Abstract

Evolution has driven plants to optimise their metabolism so that they can adapt to environmental challenges. This is crucial since day length and light intensity vary during the year, as do maximum/minimum temperatures and the availability of water. Each of these abiotic factors influences photosynthetic efficiency, since plants must balance photosynthetic potential against water retention and the damage induced by completing photosynthesis in suboptimal conditions. Plants have developed several biochemical and physiological strategies to mitigate these challenges including stomatal closure, chloroplast and leaf movements, changes in respiration rate, and photoinhibition (Schulze et al., 2019). However, when should plants utilise these strategies? How can plants distinguish transient changes in illumination (e.g. from sunflecks or cloud cover) from longer-term changes induced by the daily rising and setting of the sun? One solution is provided by the circadian system, a molecular mechanism that provides an endogenous timing reference.

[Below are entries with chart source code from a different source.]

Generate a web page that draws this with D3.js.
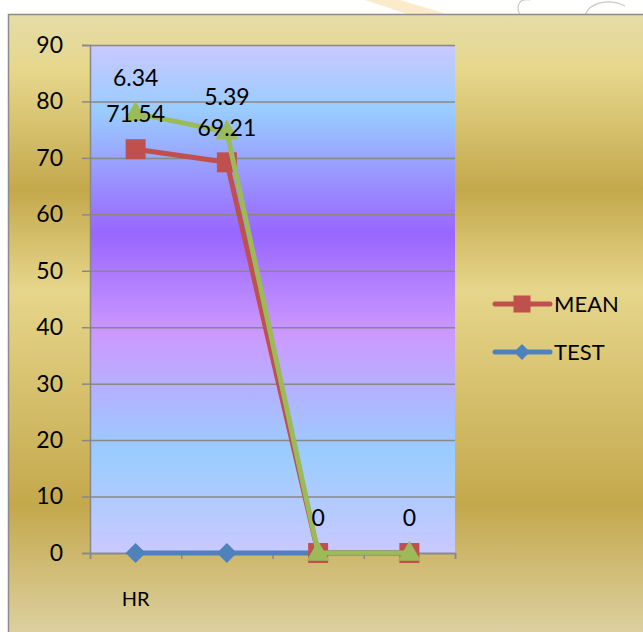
<!DOCTYPE html>
<html>
<head>
<meta charset="utf-8">
<script src="https://cdn.jsdelivr.net/npm/d3@7"></script>
<style>
  body { margin: 0; background: #fff; }
  svg { display: block; font-family: Lato, "Open Sans", sans-serif; }
</style>
</head>
<body>
<svg id="chart" width="643" height="632"></svg>
<script>
// chart values
var categories = ["HR", "", "", ""];
var testValues = [0, 0, 0, 0];
var meanValues = [71.54, 69.21, 0, 0];
var sdValues = [6.34, 5.39, 0, 0];
var yTicks = [0, 10, 20, 30, 40, 50, 60, 70, 80, 90];
var legendNames = ["MEAN", "TEST"];

var svg = d3.select("#chart");
var defs = svg.append("defs");

var margin = {left: 90, top: 45, right: 455, bottom: 553};

// gold chart area fill
var gold = defs.append("linearGradient").attr("id", "gold")
    .attr("gradientUnits", "userSpaceOnUse")
    .attr("x1", 0).attr("y1", 15).attr("x2", 0).attr("y2", 632);
[[15, "#e5dca8"], [70, "#e6d78c"], [190, "#c4a84c"], [290, "#e6d68b"], [505, "#c4a84c"], [632, "#ddd0a0"]]
    .forEach(function (s) {
        gold.append("stop").attr("offset", (s[0] - 15) / 617).attr("stop-color", s[1]);
    });

// plot area fill
var plotFill = defs.append("linearGradient").attr("id", "plotFill")
    .attr("x1", 0).attr("y1", 0).attr("x2", 0).attr("y2", 1);
[[0, "#c9c9ff"], [0.13, "#99ccff"], [0.37, "#9966ff"], [0.57, "#cc99ff"], [0.8, "#99ccff"], [1, "#c9c9ff"]]
    .forEach(function (s) {
        plotFill.append("stop").attr("offset", s[0]).attr("stop-color", s[1]);
    });

// faint watermark at the top edge
svg.append("path").attr("d", "M365 0L400 0L450 15L410 15Z").attr("fill", "#f7c56a").attr("opacity", 0.35);
svg.append("path").attr("d", "M585 15C590 2 610 -2 625 6M520 15C515 5 520 -2 530 0")
    .attr("fill", "none").attr("stroke", "#c8c8c8").attr("stroke-width", 1.2);

// chart area
svg.append("rect").attr("x", 8.5).attr("y", 14.5).attr("width", 700).attr("height", 700)
    .attr("fill", "url(#gold)").attr("stroke", "#8c8c8c").attr("stroke-width", 1.5);

var x = d3.scaleBand().domain(d3.range(categories.length)).range([margin.left, margin.right]);
var xEdge = d3.scaleLinear().domain([0, categories.length]).range([margin.left, margin.right]);
var y = d3.scaleLinear().domain([0, 90]).range([margin.bottom, margin.top]);

svg.append("rect").attr("x", margin.left).attr("y", margin.top)
    .attr("width", margin.right - margin.left).attr("height", margin.bottom - margin.top)
    .attr("fill", "url(#plotFill)");

// gridlines
svg.append("g").attr("transform", "translate(" + margin.left + ",0)")
    .call(d3.axisLeft(y).tickValues(yTicks).tickSize(-(margin.right - margin.left)).tickFormat(""))
    .call(function (g) {
        g.select(".domain").remove();
        g.selectAll("line").attr("stroke", "#888").attr("stroke-width", 1.5);
    });

// y axis
svg.append("g").attr("transform", "translate(" + margin.left + ",0)")
    .call(d3.axisLeft(y).tickValues(yTicks).tickSize(8).tickPadding(19))
    .call(function (g) {
        g.select(".domain").attr("stroke", "#888").attr("stroke-width", 1.5);
        g.selectAll("line").attr("stroke", "#888").attr("stroke-width", 1.5);
        g.selectAll("text").style("font-size", "23px").style("fill", "#000").style("font-family", "Lato");
    });

// x axis
svg.append("g").attr("transform", "translate(0," + margin.bottom + ")")
    .call(d3.axisBottom(xEdge).tickValues(d3.range(categories.length + 1)).tickSize(6).tickFormat(""))
    .call(function (g) {
        g.select(".domain").attr("stroke", "#888").attr("stroke-width", 1.5);
        g.selectAll("line").attr("stroke", "#888").attr("stroke-width", 1.5);
    });
svg.append("g").selectAll("text").data(categories).join("text")
    .attr("x", function (d, i) { return x(i) + x.bandwidth() / 2; })
    .attr("y", 606).attr("text-anchor", "middle")
    .style("font-size", "20px").text(function (d) { return d; });

// stacked series
var rows = categories.map(function (c, i) {
    return {i: i, test: testValues[i], mean: meanValues[i], sd: sdValues[i]};
});
var stacked = d3.stack().keys(["test", "mean", "sd"])(rows);
var colors = {test: "#4f81bd", mean: "#c0504d", sd: "#9bbb59"};
var cx = function (d, i) { return x(i) + x.bandwidth() / 2; };

var line = d3.line().x(function (d, i) { return cx(d, i); }).y(function (d) { return y(d[1]); });

stacked.forEach(function (s) {
    var g = svg.append("g");
    var col = colors[s.key];
    g.append("path").datum(s).attr("d", line)
        .attr("fill", "none").attr("stroke", col).attr("stroke-width", 5).attr("stroke-linejoin", "round");
    var sym = s.key == "sd" ? d3.symbolTriangle : d3.symbolSquare;
    var size = s.key == "test" ? 200 : (s.key == "mean" ? 400 : 230);
    g.selectAll("path.m").data(s).join("path").attr("class", "m")
        .attr("d", d3.symbol().type(sym).size(size))
        .attr("transform", function (d, i) {
            return "translate(" + cx(d, i) + "," + (y(d[1]) + (s.key == "sd" ? 1 : 0)) + ")" +
                (s.key == "test" ? " rotate(45)" : "");
        })
        .attr("fill", col);
});

// data labels
var topSeries = stacked[2];
svg.append("g").selectAll("text").data(meanValues).join("text")
    .attr("x", function (d, i) { return cx(d, i); })
    .attr("y", function (d, i) { return y(topSeries[i][1]) + (i == 0 ? 9 : 4); })
    .attr("text-anchor", "middle").style("font-size", "23px")
    .text(function (d) { return d ? d.toFixed(2) : ""; });
svg.append("g").selectAll("text").data(sdValues).join("text")
    .attr("x", function (d, i) { return cx(d, i); })
    .attr("y", function (d, i) { return y(topSeries[i][1]) - 27; })
    .attr("text-anchor", "middle").style("font-size", "23px")
    .text(function (d) { return d ? d.toFixed(2) : "0"; });

// legend
var legend = svg.append("g").selectAll("g").data(legendNames).join("g")
    .attr("transform", function (d, i) { return "translate(495," + (304 + i * 48) + ")"; });
legend.append("line").attr("x1", 0).attr("x2", 55)
    .attr("stroke", function (d) { return d == "MEAN" ? colors.mean : colors.test; })
    .attr("stroke-width", 5).attr("stroke-linecap", "round");
legend.append("path")
    .attr("d", function (d) { return d3.symbol().type(d3.symbolSquare).size(d == "MEAN" ? 290 : 128)(); })
    .attr("transform", function (d) { return "translate(27,0)" + (d == "TEST" ? " rotate(45)" : ""); })
    .attr("fill", function (d) { return d == "MEAN" ? colors.mean : colors.test; });
legend.append("text").attr("x", 59).attr("y", 8).style("font-size", "22px").text(function (d) { return d; });
</script>
</body>
</html>
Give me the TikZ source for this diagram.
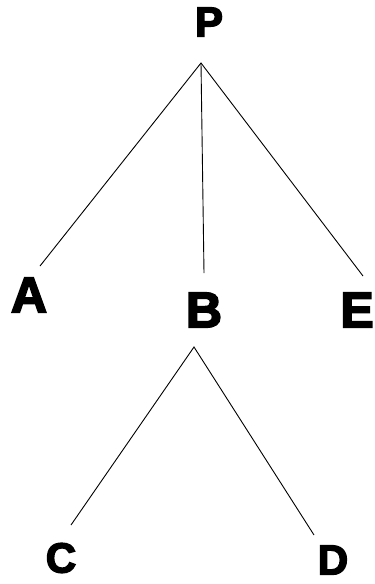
\documentclass[tikz,border=0pt]{standalone}
\usepackage{fontspec}
\newfontfamily\heavy{Liberation Sans Bold}[FakeBold=3.5]
\begin{document}
\begin{tikzpicture}[x=1pt,y=-1pt,
  big/.style={inner sep=0pt,font=\heavy\fontsize{50}{50}\selectfont},
  small/.style={inner sep=0pt,font=\heavy\fontsize{42}{42}\selectfont},
  edge/.style={line width=0.9pt,black}]
\useasboundingbox (0,0) rectangle (375,584);
\node[small] (P) at (209,22) {P};
\node[big] (A) at (29,295) {A};
\node[big] (B) at (204,310) {B};
\node[big] (E) at (357,310) {E};
\node[small] (C) at (61,558) {C};
\node[small] (D) at (333,560) {D};
\coordinate (p0) at (201,63);
\coordinate (a0) at (40,266);
\coordinate (b0) at (204,273);
\coordinate (e0) at (363,276);
\coordinate (b1) at (194,347);
\coordinate (c0) at (71,525);
\coordinate (d0) at (314,535);
\draw[edge] (a0) -- (p0) -- (e0);
\draw[edge] (p0) -- (b0);
\draw[edge] (c0) -- (b1) -- (d0);
\end{tikzpicture}
\end{document}
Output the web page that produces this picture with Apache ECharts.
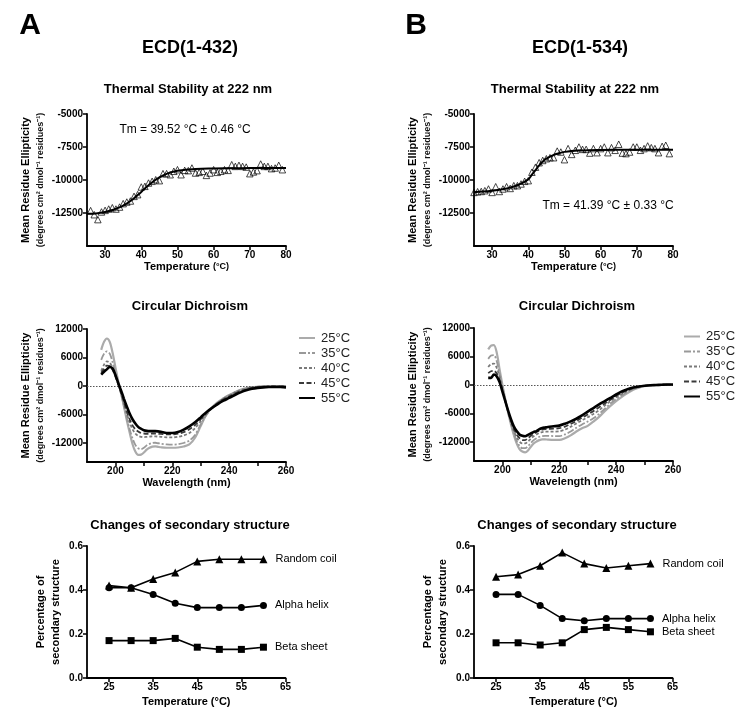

This biological clock enables anticipation of environmental signals such as dawn and daily temperature fluctuations as well as providing a yardstick to determine day length. These features enable plants to respond more appropriately to environmental change as well as modulating biochemical and physiological behaviours to optimise growth in varied conditions. In this review, we will discuss how the circadian system regulates photosynthetic metabolism and how these metabolic signals can feed back into the circadian clock itself.